1. Field of the Invention
The present invention is in the field of die-casting metal alloys. More particularly, the present invention is in the field of die-casting aluminum alloys of low iron and high aluminum content.
2. Brief Description of the Prior Art
lt has been established practice in the prior art to die-cast aluminum alloys of relatively high iron content. Such an alloy is for example the "380 aluminum" which is well known in the art, and has the following approximate composition: 83.75% aluminum; 0.09% magnesium; 9.24% silicone: 2.86% zinc; 0.78% iron; 3.13% copper and 0.15% manganese. According to manufacturer's specifications "380 aluminum" may contain up to 1.0% iron.
As is known in the art and is also apparent from the abovegiven composition of "380 aluminum" alloy, the aluminum content of this alloy is relatively low, while the 0.78% iron content is considered high. "380 aluminum" or like low aluminum - high iron alloys have only mediocre mechanical and related metallurgic properties and are, generally speaking, not considered suitable for parts which must have high mechanical strength. For example, "380 aluminum" and like alloys are generally not considered suitable for fabrication of aircraft parts. Nor can "380 aluminum" or like aluminum alloys, be heat treated to significantly improve their mechanical properties.
On the other hand, "380 aluminum" or like aluminum alloys of high iron content have the significant advantage that they can be die-cast. As is known, die-casting is a process which is often utilized for relatively inexpensive mass production of a multitude of identical parts. Moreover, close tolerances and fine structural detail can be attained and reliably reproduced by die-casting.
lt is generally understood in the art that the relatively high iron content of "380 aluminum" renders it possible for this alloy to be die-cast. More specifically, it is understood that the high iron content of this or like alloys prevents sticking or soldering of the die-cast part to the steel die.
In contrast to the die-castable properties of "380 aluminum alloy", aluminum alloys having high aluminum and low iron content were not considered die-castable in the prior art even though these alloys have much more desirable mechanical properties than the "380 aluminum" alloy. Alcoa aluminum alloy A356.2 ("alloy 356") is an example of such an alloy, which contains more than 90% aluminum and no more than 0.12% iron. Alloy 356 has very desirable mechanical properties and is suitable for fabrication of parts requiring high mechanical strength. Alloy 356 can also be heat treated to improve its mechanical properties. Alloy 356 is suitable, for example, for use in certain aircraft parts.

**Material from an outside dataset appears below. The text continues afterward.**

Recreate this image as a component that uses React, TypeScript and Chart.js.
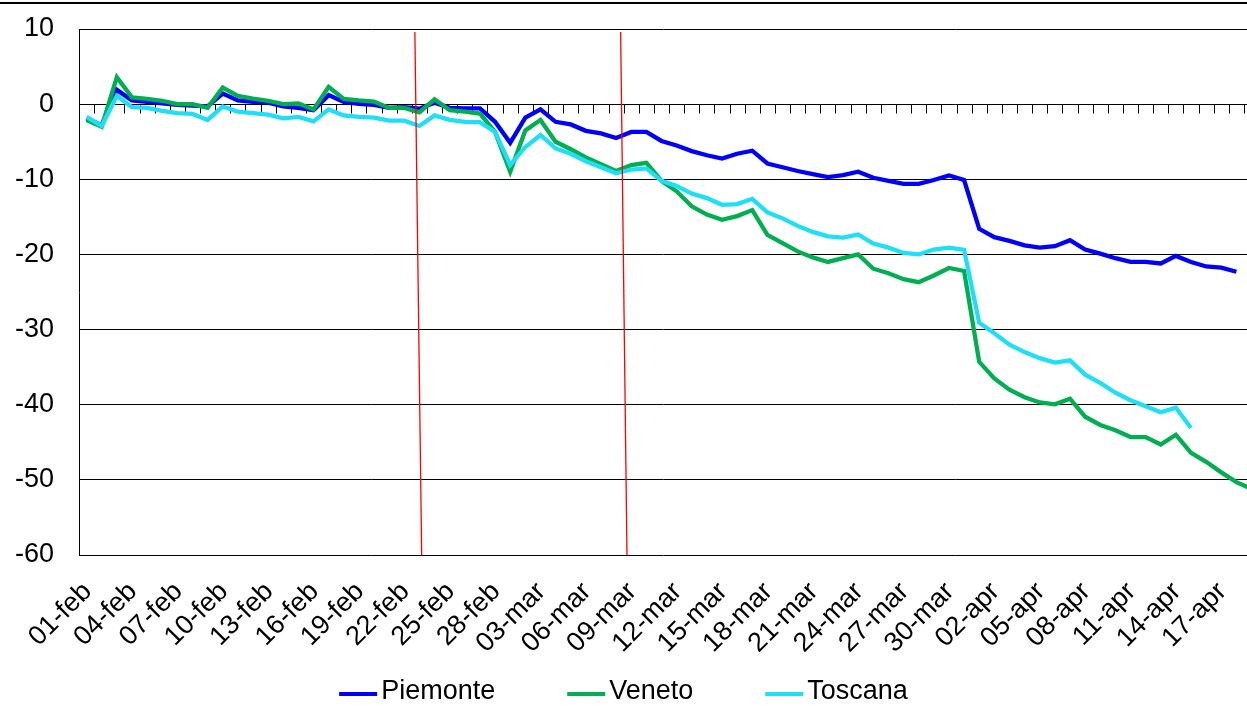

Up to the present invention, however, the prior art has been unable to die-cast "alloy 356", or like aluminum alloys of high aluminum and low iron content. In this connection the experience in the prior art has been that when die-casting is attempted of such high aluminum and low iron containing alloys, the cast part sticks or solders to the steel die, making successful casting of the part impossible. It is widely believed in the art that the absence of sufficient iron from these high purity - high strength aluminum alloys causes the above-noted undesirable soldering phenomenon.
ln light of the foregoing, when manufacturing parts from "alloy 356" (or from like alloys) it has been necessary in the prior art to utilize the well known "investment casting" or "permanent mold casting" processes. A well known disadvantage of these processes, however, is that they are much less suitable for mass production than the die-casting process. Moreover, the investment casting and permanent mold casting processes are able to produce parts of lesser dimensional tolerances and having lesser fine details than comparable parts produced by die-casting.
Generally speaking, it has been estimated that die-casting an aluminum part, as compared to investment casting or permanent mold casting, can reduce the cost of the part approximately three to five fold while permitting production of parts having closer dimensional tolerances and finer detail. In light of the foregoing, there is a definite need in the prior art for a process for die-casting "alloy 356" and like alloys of high aluminum and low iron content. The present invention satisfies this need.